To find double-spend attempts you'll need to do 3 things...
- Find or write software that will accept transactions from bitcoin nodes that are double-spend attempts
- Connect to as many nodes as possible so that you are more likely to be connected to one of the few nodes that is relaying the double-spend attempt
- Keep a permanent history of all transactions that have ever been received and not confirmed, even weeks, months, or years after most nodes would have dropped them from their memory pool
Even if you do all of that, you will still miss some double-spend attempts, but if you are connected to enough nodes you'll have a good chance at finding a significant percentage of them.
The problem is, as an attacker I could do the following:
- Connect directly to nodes run by a few of the largest mining pools
- Connect to a very large number of non-mining peer nodes
- Broadcast a transaction (TXN_A) to the non-mining peer nodes
- Simultaneously send a double-spend attempt (TXN_B) directly to the mining pool nodes
If I did that, then most of the network (including your double-spend monitor) would hear about TXN_A. Since most nodes won't relay the double-spend attempt, it is very likely that your double-spend monitor won't hear about TXN_B (unless you happen to be connected directly to the same mining pool nodes as me).

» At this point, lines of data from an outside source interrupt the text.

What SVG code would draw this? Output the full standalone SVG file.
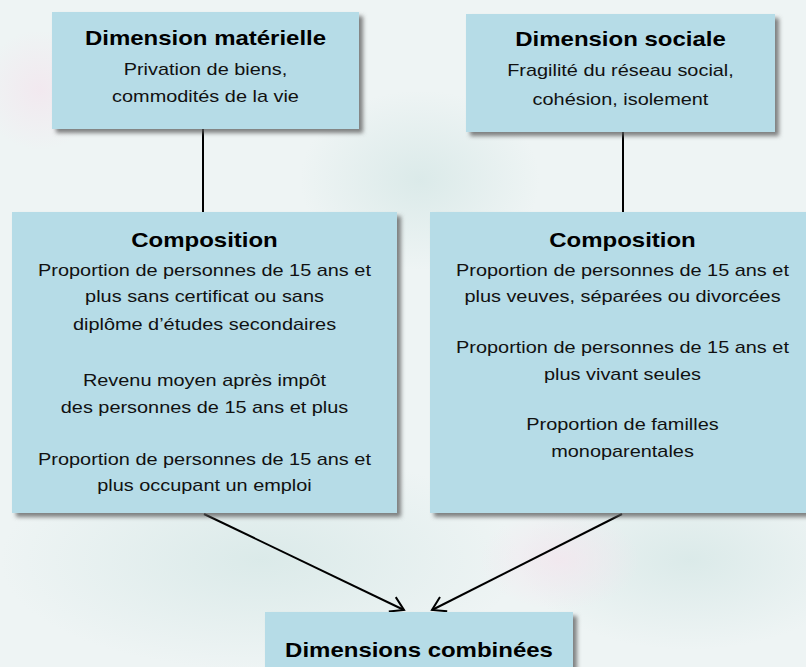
<svg xmlns="http://www.w3.org/2000/svg" width="806" height="667" viewBox="0 0 806 667">
  <defs>
    <style>
      .box { fill: #b6dce7; filter: url(#shadow); }
      .title { font-family: "Liberation Sans", Arial, sans-serif; font-weight: bold; font-size: 20.5px; fill: #000; text-anchor: middle; }
      .body { font-family: "Liberation Sans", Arial, sans-serif; font-size: 17px; fill: #111; text-anchor: middle; }
      .conn { stroke: #000; stroke-width: 2; fill: none; }
    </style>
    <filter id="shadow" x="-10%" y="-10%" width="125%" height="130%">
      <feDropShadow dx="4" dy="4" stdDeviation="2.2" flood-color="#5a5a5a" flood-opacity="0.75"/>
    </filter>
    <marker id="arrow" viewBox="0 0 16 18" refX="14" refY="9" markerWidth="16" markerHeight="18" markerUnits="userSpaceOnUse" orient="auto">
      <path d="M1,1 L14,9 L1,17" fill="none" stroke="#000" stroke-width="2"/>
    </marker>
    <radialGradient id="blobA" cx="50%" cy="50%" r="50%">
      <stop offset="0" stop-color="#d9e9e8" stop-opacity="0.9"/>
      <stop offset="1" stop-color="#d9e9e8" stop-opacity="0"/>
    </radialGradient>
    <radialGradient id="blobB" cx="50%" cy="50%" r="50%">
      <stop offset="0" stop-color="#f3e6ee" stop-opacity="0.8"/>
      <stop offset="1" stop-color="#f3e6ee" stop-opacity="0"/>
    </radialGradient>
  </defs>

  <g id="background">
    <rect x="0" y="0" width="806" height="667" fill="#eef4f4"/>
    <ellipse cx="260" cy="560" rx="260" ry="110" fill="url(#blobA)"/>
    <ellipse cx="690" cy="560" rx="170" ry="90" fill="url(#blobA)"/>
    <ellipse cx="420" cy="180" rx="120" ry="90" fill="url(#blobA)"/>
    <ellipse cx="40" cy="90" rx="60" ry="60" fill="url(#blobB)"/>
    <ellipse cx="560" cy="560" rx="80" ry="50" fill="url(#blobB)"/>
  </g>

  <g id="connectors">
    <line class="conn" x1="203" y1="129" x2="203" y2="212"/>
    <line class="conn" x1="623" y1="132" x2="623" y2="212"/>
    <line class="conn" x1="204" y1="514" x2="404" y2="610" marker-end="url(#arrow)"/>
    <line class="conn" x1="622" y1="514" x2="432" y2="610" marker-end="url(#arrow)"/>
  </g>

  <g id="dimension-materielle">
    <rect class="box" x="52" y="12" width="307" height="117"/>
    <text class="title" transform="translate(205.5 0) scale(1.17 1)" x="0" y="45">Dimension matérielle</text>
    <text class="body" transform="translate(205.5 0) scale(1.17 1)" x="0" y="75">Privation de biens,</text>
    <text class="body" transform="translate(205.5 0) scale(1.17 1)" x="0" y="102.5">commodités de la vie</text>
  </g>

  <g id="dimension-sociale">
    <rect class="box" x="466" y="14" width="309" height="118"/>
    <text class="title" transform="translate(620.5 0) scale(1.17 1)" x="0" y="46.5">Dimension sociale</text>
    <text class="body" transform="translate(620.5 0) scale(1.17 1)" x="0" y="76.5">Fragilité du réseau social,</text>
    <text class="body" transform="translate(620.5 0) scale(1.17 1)" x="0" y="105">cohésion, isolement</text>
  </g>

  <g id="composition-materielle">
    <rect class="box" x="12" y="212" width="385" height="301"/>
    <g transform="translate(204.5 0) scale(1.17 1)">
      <text class="title" x="0" y="247">Composition</text>
      <text class="body" x="0" y="276">Proportion de personnes de 15 ans et</text>
      <text class="body" x="0" y="302.5">plus sans certificat ou sans</text>
      <text class="body" x="0" y="330">diplôme d’études secondaires</text>
      <text class="body" x="0" y="386">Revenu moyen après impôt</text>
      <text class="body" x="0" y="413">des personnes de 15 ans et plus</text>
      <text class="body" x="0" y="465">Proportion de personnes de 15 ans et</text>
      <text class="body" x="0" y="491.5">plus occupant un emploi</text>
    </g>
  </g>

  <g id="composition-sociale">
    <rect class="box" x="430" y="212" width="385" height="301"/>
    <g transform="translate(622.5 0) scale(1.17 1)">
      <text class="title" x="0" y="247">Composition</text>
      <text class="body" x="0" y="276">Proportion de personnes de 15 ans et</text>
      <text class="body" x="0" y="302">plus veuves, séparées ou divorcées</text>
      <text class="body" x="0" y="353.5">Proportion de personnes de 15 ans et</text>
      <text class="body" x="0" y="380">plus vivant seules</text>
      <text class="body" x="0" y="430">Proportion de familles</text>
      <text class="body" x="0" y="457">monoparentales</text>
    </g>
  </g>

  <g id="dimensions-combinees">
    <rect class="box" x="265" y="612" width="308" height="70"/>
    <text class="title" transform="translate(419 0) scale(1.17 1)" x="0" y="657">Dimensions combinées</text>
  </g>
</svg>
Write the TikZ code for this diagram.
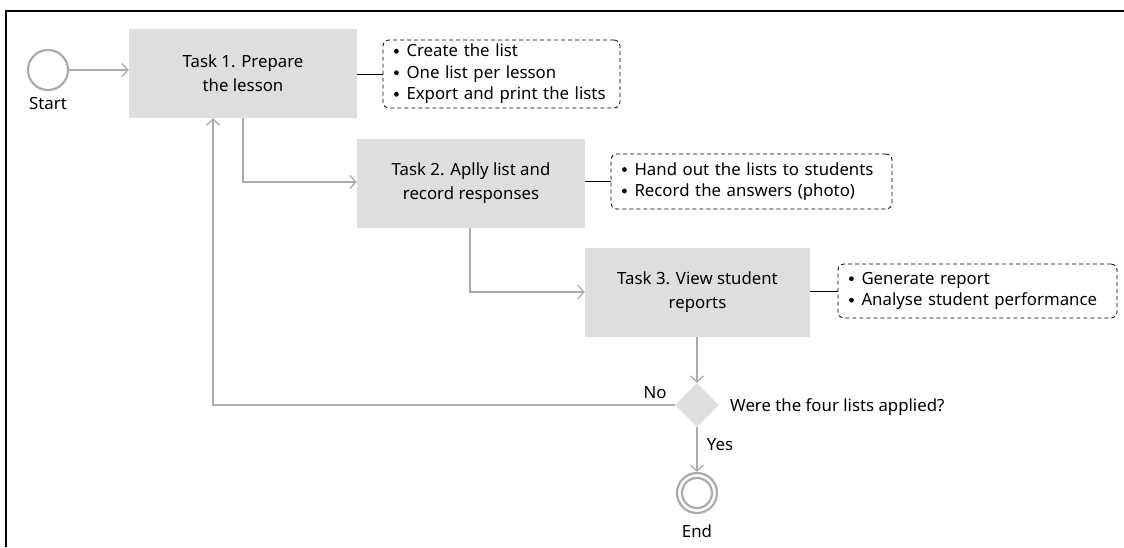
\documentclass[tikz,border=0pt]{standalone}
\usepackage{fontspec}
\setmainfont{Noto Sans}
\usetikzlibrary{arrows.meta,shapes.geometric}
\definecolor{boxgray}{HTML}{DEDEDE}
\definecolor{linegray}{HTML}{ABABAB}
\newcommand\mybul{\makebox[13.5pt][l]{\hspace{1pt}\tikz[baseline=-5.6pt]\fill (0pt,0pt) circle (2.4pt);}}
\tikzset{
  taskbox/.style={fill=boxgray, minimum width=#1, minimum height=89pt, align=center, inner sep=0pt, font=\fontsize{16.8}{24}\selectfont},
  notebox/.style={draw=black, dash pattern=on 4pt off 3pt, rounded corners=6pt, line width=0.8pt, align=left, inner xsep=10pt, inner ysep=3pt, font=\fontsize{16.8}{21.5}\selectfont},
  flow/.style={draw=linegray, line width=1.6pt, -{Straight Barb[length=6pt,width=13pt,line width=1.3pt]}},
  notelink/.style={draw=black, line width=0.8pt},
  lbl/.style={font=\fontsize{16.8}{19}\selectfont, inner sep=0pt},
  startc/.style={circle, draw=linegray, line width=2.2pt, minimum size=40pt, inner sep=0pt},
}
\begin{document}
\begin{tikzpicture}[x=1pt,y=-1pt]
\useasboundingbox (0,0) rectangle (1124,547);
% frame
\draw[line width=1.2pt] (6,547) -- (6,11) -- (1124,11);
% start
\node[startc] (start) at (48,70) {};
\node[lbl] (startl) at (48,103) {Start};
% tasks
\node[taskbox=228pt] (t1) at (243,73.5) {Task 1. Prepare\\the lesson};
\node[taskbox=228pt] (t2) at (471,183) {Task 2. Aplly list and\\record responses};
\node[taskbox=225pt] (t3) at (697.5,292.5) {Task 3. View student\\reports};
% notes
\node[notebox, text width=217pt, minimum height=68pt] (n1) at (501.5,74) {\mybul Create the list\\\mybul One list per lesson\\\mybul Export and print the lists};
\node[notebox, text width=261pt, minimum height=55pt] (n2) at (751.5,181.5) {\mybul Hand out the lists to students\\\mybul Record the answers (photo)};
\node[notebox, text width=259pt, minimum height=54pt] (n3) at (977.5,291) {\mybul Generate report\\\mybul Analyse student performance};
% decision
\node[diamond, fill=boxgray, minimum width=44pt, minimum height=44pt, inner sep=0pt] (d) at (697,405) {};
\node[lbl, anchor=west] (q) at (730,407) {Were the four lists applied?};
% end
\node[circle, draw=linegray, line width=2.2pt, minimum size=40pt, inner sep=0pt] (e) at (697,493) {};
\node[circle, draw=linegray, line width=2.2pt, minimum size=30pt, inner sep=0pt] (ein) at (697,493) {};
\node[lbl] (endl) at (697,531) {End};
% connectors
\draw[flow] (start.east) -- (t1.west |- start.east);
\draw[notelink] (t1.east |- n1.west) -- (n1.west);
\draw[notelink] (t2.east |- n2.west) -- (n2.west);
\draw[notelink] (t3.east |- n3.west) -- (n3.west);
\coordinate (c1) at (243,182);
\draw[flow] (t1.south -| c1) -- (c1) -- (t2.west |- c1);
\coordinate (c2) at (470,292);
\draw[flow] (t2.south -| c2) -- (c2) -- (t3.west |- c2);
\draw[flow] (t3.south -| d.north) -- (d.north);
\coordinate (c3) at (213,405);
\draw[flow] (d.west) -- (c3) -- (t1.south -| c3);
\draw[flow] (d.south) -- (e.north);
\node[lbl] (no) at (655,393) {No};
\node[lbl] (yes) at (720,445) {Yes};
\end{tikzpicture}
\end{document}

Meanwhile the mining pools will refuse to accept TXN_A (since that will appear to be a double-spend attempt to them). Eventually TXN_B will be confirmed by one of the mining pools, and you'll receive the block with TXN_B in it. At that point, your node will remove TXN_A from its memory pool since it is no longer valid. Notice that TXN_B never made it into your memory pool. As far as your node was concerned, the TXN_B didn't exist, and then it was confirmed.